*Rows from a dataset of charts and code*
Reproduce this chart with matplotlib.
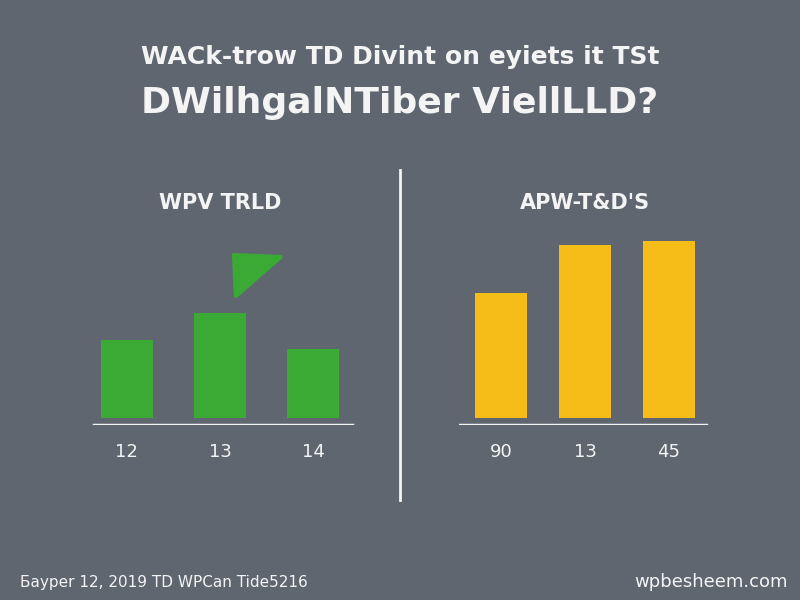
import matplotlib.pyplot as plt
from matplotlib.patches import Polygon

BG = "#5f6670"
GREEN = "#3aaa35"
YELLOW = "#f6bd18"
WHITE = "#f4f4f4"

title_1 = "WACk-trow TD Divint on eyiets it TSt"
title_2 = "DWilhgalNTiber ViellLLD?"
footer_left = "Бayper 12, 2019 TD WPCan Tide5216"
footer_right = "wpbesheem.com"

left_title = "WPV TRLD"
left_labels = ["12", "13", "14"]
left_values = [78, 105, 69]

right_title = "APW-T&D'S"
right_labels = ["90", "13", "45"]
right_values = [125, 173, 177]

fig = plt.figure(figsize=(8, 6), dpi=100)
fig.patch.set_facecolor(BG)

fig.text(0.5, 0.905, title_1, ha="center", va="center", fontsize=18,
         color=WHITE, fontweight="bold", family="DejaVu Sans")
fig.text(0.5, 0.828, title_2, ha="center", va="center", fontsize=26,
         color=WHITE, fontweight="bold", family="DejaVu Sans")
fig.text(0.025, 0.03, footer_left, ha="left", va="center", fontsize=11, color=WHITE)
fig.text(0.985, 0.03, footer_right, ha="right", va="center", fontsize=13, color=WHITE)

# divider
fig.add_artist(plt.Line2D([0.5, 0.5], [1 - 500 / 600, 1 - 170 / 600],
                          color=WHITE, lw=2))


def panel(rect, labels, values, color, title, width, span):
    ax = fig.add_axes(rect)
    ax.set_facecolor("none")
    x = range(len(values))
    ax.bar(x, values, width=width, color=color, bottom=0)
    ax.set_xlim(-0.5, len(values) - 0.5)
    ax.set_ylim(-7, 193)
    ax.axhline(-7, xmin=span[0], xmax=span[1], color=WHITE, lw=2.5)
    for s in ax.spines.values():
        s.set_visible(False)
    ax.set_yticks([])
    ax.set_xticks(list(x))
    ax.set_xticklabels(labels, color=WHITE, fontsize=13)
    ax.tick_params(axis="x", length=0, pad=13)
    ax.set_title(title, color=WHITE, fontsize=15, fontweight="bold", pad=0,
                 y=1.08)
    return ax


h = 200 / 600
axl = panel([80 / 800, 1 - 425 / 600, 280 / 800, h], left_labels, left_values,
            GREEN, left_title, 0.56, (0.05, 0.97))
axr = panel([459 / 800, 1 - 425 / 600, 252 / 800, h], right_labels, right_values,
            YELLOW, right_title, 0.63, (0.0, 0.98))

# green arrow-head decoration above the middle bar
axl.add_patch(Polygon([(1.15, 163), (1.65, 161), (1.17, 122)], closed=True,
                      color=GREEN, joinstyle="round", lw=3))

fig.savefig("out.png", dpi=100, facecolor=BG)
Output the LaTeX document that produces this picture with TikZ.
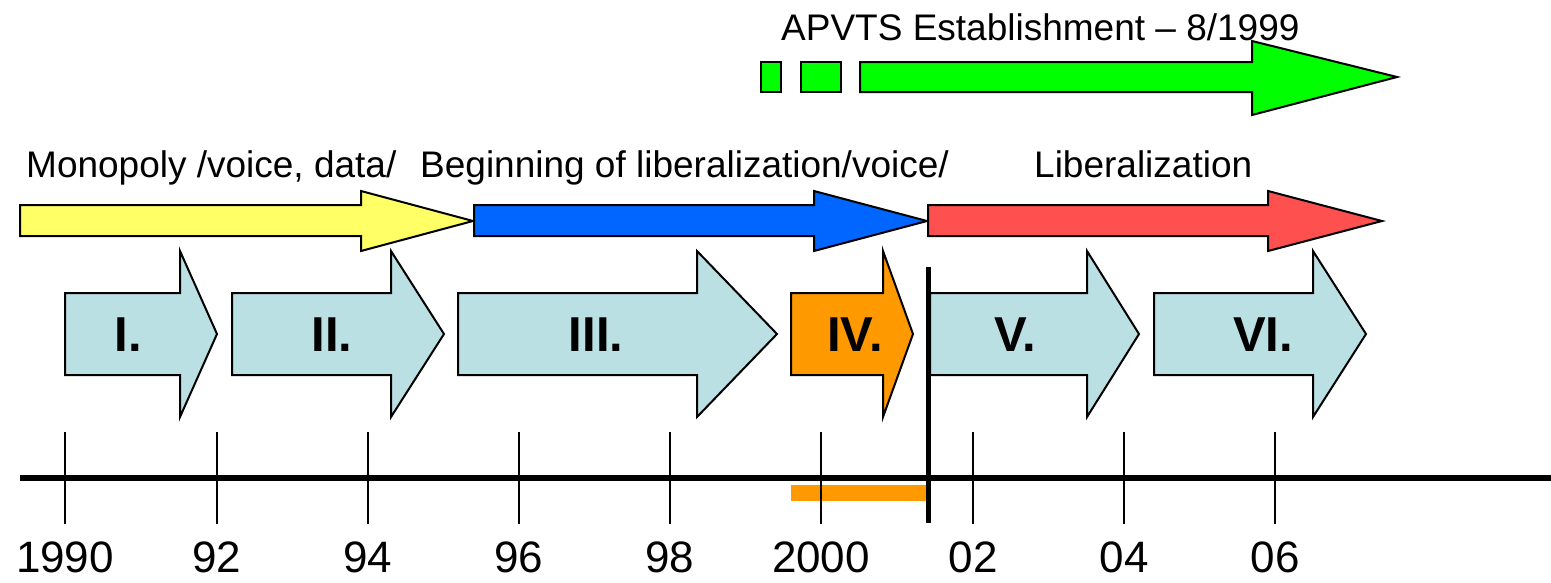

*Exercise*
Reproduce the records, all of them, word for word; omit the pictures.

*Task response*
Reproduce this chart with matplotlib.
import matplotlib.pyplot as plt
from matplotlib.patches import Polygon

BG = "#5f6670"
GREEN = "#3aaa35"
YELLOW = "#f6bd18"
WHITE = "#f4f4f4"

title_1 = "WACk-trow TD Divint on eyiets it TSt"
title_2 = "DWilhgalNTiber ViellLLD?"
footer_left = "Бayper 12, 2019 TD WPCan Tide5216"
footer_right = "wpbesheem.com"

left_title = "WPV TRLD"
left_labels = ["12", "13", "14"]
left_values = [78, 105, 69]

right_title = "APW-T&D'S"
right_labels = ["90", "13", "45"]
right_values = [125, 173, 177]

fig = plt.figure(figsize=(8, 6), dpi=100)
fig.patch.set_facecolor(BG)

fig.text(0.5, 0.905, title_1, ha="center", va="center", fontsize=18,
         color=WHITE, fontweight="bold", family="DejaVu Sans")
fig.text(0.5, 0.828, title_2, ha="center", va="center", fontsize=26,
         color=WHITE, fontweight="bold", family="DejaVu Sans")
fig.text(0.025, 0.03, footer_left, ha="left", va="center", fontsize=11, color=WHITE)
fig.text(0.985, 0.03, footer_right, ha="right", va="center", fontsize=13, color=WHITE)

# divider
fig.add_artist(plt.Line2D([0.5, 0.5], [1 - 500 / 600, 1 - 170 / 600],
                          color=WHITE, lw=2))


def panel(rect, labels, values, color, title, width, span):
    ax = fig.add_axes(rect)
    ax.set_facecolor("none")
    x = range(len(values))
    ax.bar(x, values, width=width, color=color, bottom=0)
    ax.set_xlim(-0.5, len(values) - 0.5)
    ax.set_ylim(-7, 193)
    ax.axhline(-7, xmin=span[0], xmax=span[1], color=WHITE, lw=2.5)
    for s in ax.spines.values():
        s.set_visible(False)
    ax.set_yticks([])
    ax.set_xticks(list(x))
    ax.set_xticklabels(labels, color=WHITE, fontsize=13)
    ax.tick_params(axis="x", length=0, pad=13)
    ax.set_title(title, color=WHITE, fontsize=15, fontweight="bold", pad=0,
                 y=1.08)
    return ax


h = 200 / 600
axl = panel([80 / 800, 1 - 425 / 600, 280 / 800, h], left_labels, left_values,
            GREEN, left_title, 0.56, (0.05, 0.97))
axr = panel([459 / 800, 1 - 425 / 600, 252 / 800, h], right_labels, right_values,
            YELLOW, right_title, 0.63, (0.0, 0.98))

# green arrow-head decoration above the middle bar
axl.add_patch(Polygon([(1.15, 163), (1.65, 161), (1.17, 122)], closed=True,
                      color=GREEN, joinstyle="round", lw=3))

fig.savefig("out.png", dpi=100, facecolor=BG)
Output the LaTeX document that produces this picture with TikZ.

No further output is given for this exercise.